Daraus wird das Folgende ersichtlich:
1. Obwohl opera es wortreich bei meiner Parsifal-Rezension bestritten hat: Die Musik ist die "Mutter des Dramas". Sie ist kurz gesagt das Wichtigste, der "Urquell" poetisch anders formuliert. Natürlich nicht absolut - wie opera es mir fälschlich unterstellt hat.
2. Musik und Drama bilden die unauflösliche Einheit, um das szenische Gleichnis auf der Bühne darzustellen. Eine "Legendenerzählung" als Veranschaulichung des "Mysteriösen" in der "Religion". Daraus folgt unweiglich sinngemäß und verstandeslogisch: Musik, Gesang(-sinhalt) und Inszenierung müssen eine logische, sinnvolle Einheit bilden, um als "Erzählung" zu funktionieren. Wenn auf der Bühne etwas anderes geschieht, als von was gesungen wird, zerstört es unweigerlich den Gesamteindruck und das Gesamtkunstwerk kann nicht mehr so funktionieren, wie es sein Schöpfer wollte. Das bedeutet: Man kann zwar problemlos Ausstattungsdetails weglassen, die nicht handlungsrelevant sind (z. B. Pferde der Jagdgesellschaft, mittelalterliche Kleidungsmode), aber man kann nicht Elisabeth zur besten Freundin der Venus "umgestalten". Das passt musikalisch und dramatisch nicht.
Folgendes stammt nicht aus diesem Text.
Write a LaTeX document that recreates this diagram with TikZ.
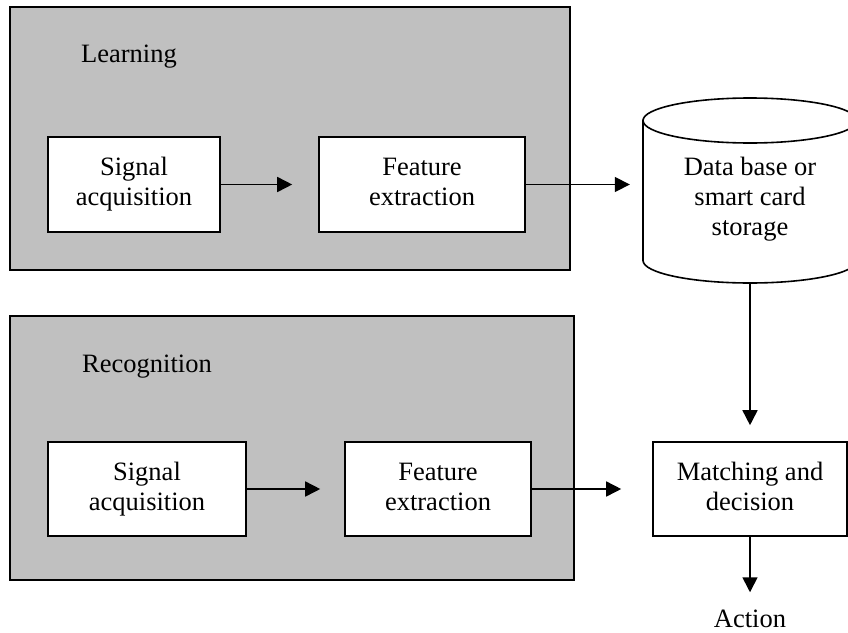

Und bevor opera mir wieder wahrheitswidrig antiquierte Ansichten bezüglich aktueller Inszenierungen unterstellt: Man beachte andere Rezensionen von mir, in denen ich natürlich nicht alles Neue in Bausch und Bogen ablehne, aber versuche, differenziert sinnvolle Inszenierungsansätze zu loben und unsinnige zumindest wage zu hinterfragen (vgl. Gatti/Tristan, oder Thielemann/Walküre).
Genug der Worte. Hören wir lieber gute Musik.